At the risk of sounding facetious, it would take a library the size of a small English city to house a similar number of texts in paper form. And while we have all been in a situation where we have gone to the library to take out a book only to find no copies on the shelf, it is important to remember that this rather annoying occurrence never happens while browsing Amazon's vast ebook catalogue.
Furthermore, ebook readers are helping to prop up the newspaper and magazine industry, which have seen circulations decline in recent years, as an increasing number of people opt to download the day's headlines via subscription, much like the way iPod downloads rescued the music industry from dwindling CD sales.

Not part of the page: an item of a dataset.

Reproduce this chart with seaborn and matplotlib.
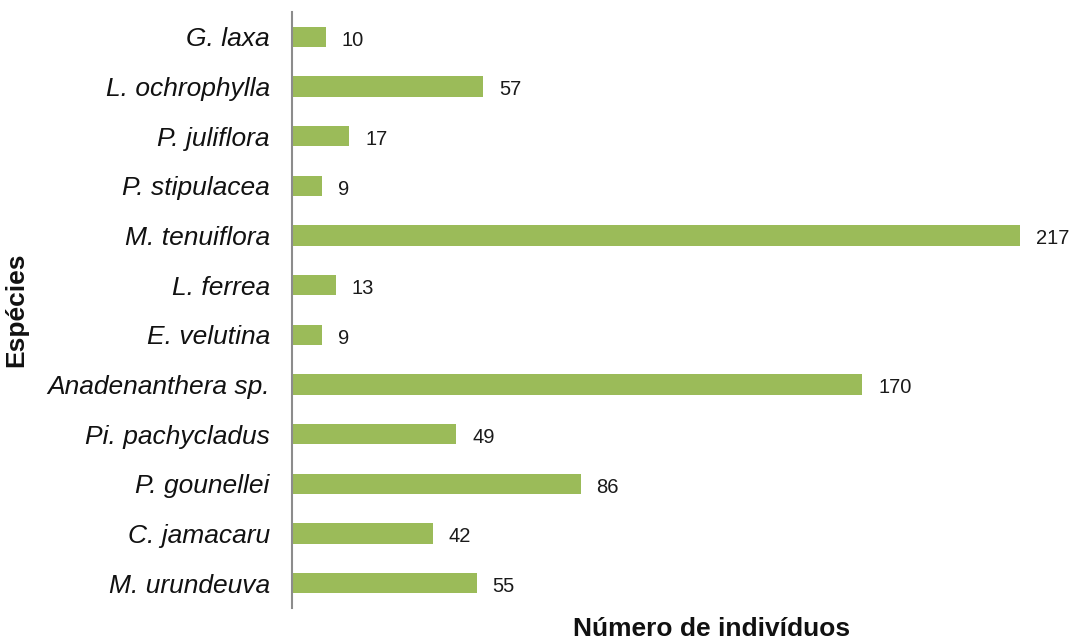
import matplotlib
matplotlib.use("Agg")
import matplotlib.pyplot as plt
import seaborn as sns
import pandas as pd

species = ["G. laxa", "L. ochrophylla", "P. juliflora", "P. stipulacea",
           "M. tenuiflora", "L. ferrea", "E. velutina", "Anadenanthera sp.",
           "Pi. pachycladus", "P. gounellei", "C. jamacaru", "M. urundeuva"]
counts = [10, 57, 17, 9, 217, 13, 9, 170, 49, 86, 42, 55]

df = pd.DataFrame({"Espécies": species, "Número de indivíduos": counts})

sns.set_theme(style="white")
plt.rcParams["font.family"] = ["Liberation Sans", "DejaVu Sans"]

fig = plt.figure(figsize=(10.75, 6.4), dpi=100)
ax = fig.add_axes([292 / 1075, 1 - 608 / 640, (1060 - 292) / 1075, 596 / 640])

sns.barplot(data=df, x="Número de indivíduos", y="Espécies", orient="h",
            color="#9BBB59", saturation=1, width=0.41, linewidth=0, ax=ax)

ax.set_xlim(0, (1060 - 292) / ((1020 - 292) / 217))
ax.set_ylim(len(species) - 0.5, -0.5)

for i, v in enumerate(counts):
    ax.annotate(f"{v}", (v, i), xytext=(11.5, -1), textcoords="offset points",
                ha="left", va="center_baseline", fontsize=14.5, color="#1a1a1a")

for side in ["top", "right", "bottom"]:
    ax.spines[side].set_visible(False)
ax.spines["left"].set_color("#8c8c8c")
ax.spines["left"].set_linewidth(1.5)

ax.set_xticks([])
ax.tick_params(axis="y", length=0, pad=16)
for lbl in ax.get_yticklabels():
    lbl.set_fontstyle("italic")
    lbl.set_fontsize(19)
    lbl.set_color("#111111")

ax.set_xlabel("")
ax.set_ylabel("")
fig.text(712 / 1075, 1 - 629 / 640, "Número de indivíduos", ha="center",
         va="center", fontsize=19, fontweight="bold", color="#111111")
fig.text(16 / 1075, 1 - 310 / 640, "Espécies", ha="center", va="center",
         rotation=90, fontsize=19, fontweight="bold", color="#111111")

fig.savefig("out.png", dpi=100, facecolor="white")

Then, of course, there are some cosmetic attributes that are important to consider. While the first incarnation of the Kindle was, for want of a better word, a little clunky, the Kindle Touch is small and light enough to fit in a coat pocket yet still features a crystal-clear six-inch display to ensure the reading experience is still as scintillating as ever.
The masses, as they say, are voting with their feet and there is no better proof to illustrate the fact that an increasing number of people think reading using a Kindle is better than a paperback than Amazon's revelation in January that its ebook sales had eclipsed its paperback sales for the very first time.
As time marches on and Amazon launches improved versions of the Kindle that enrich the reading experience further, even the staunchest of paperback exponents will find it almost impossible to argue their case.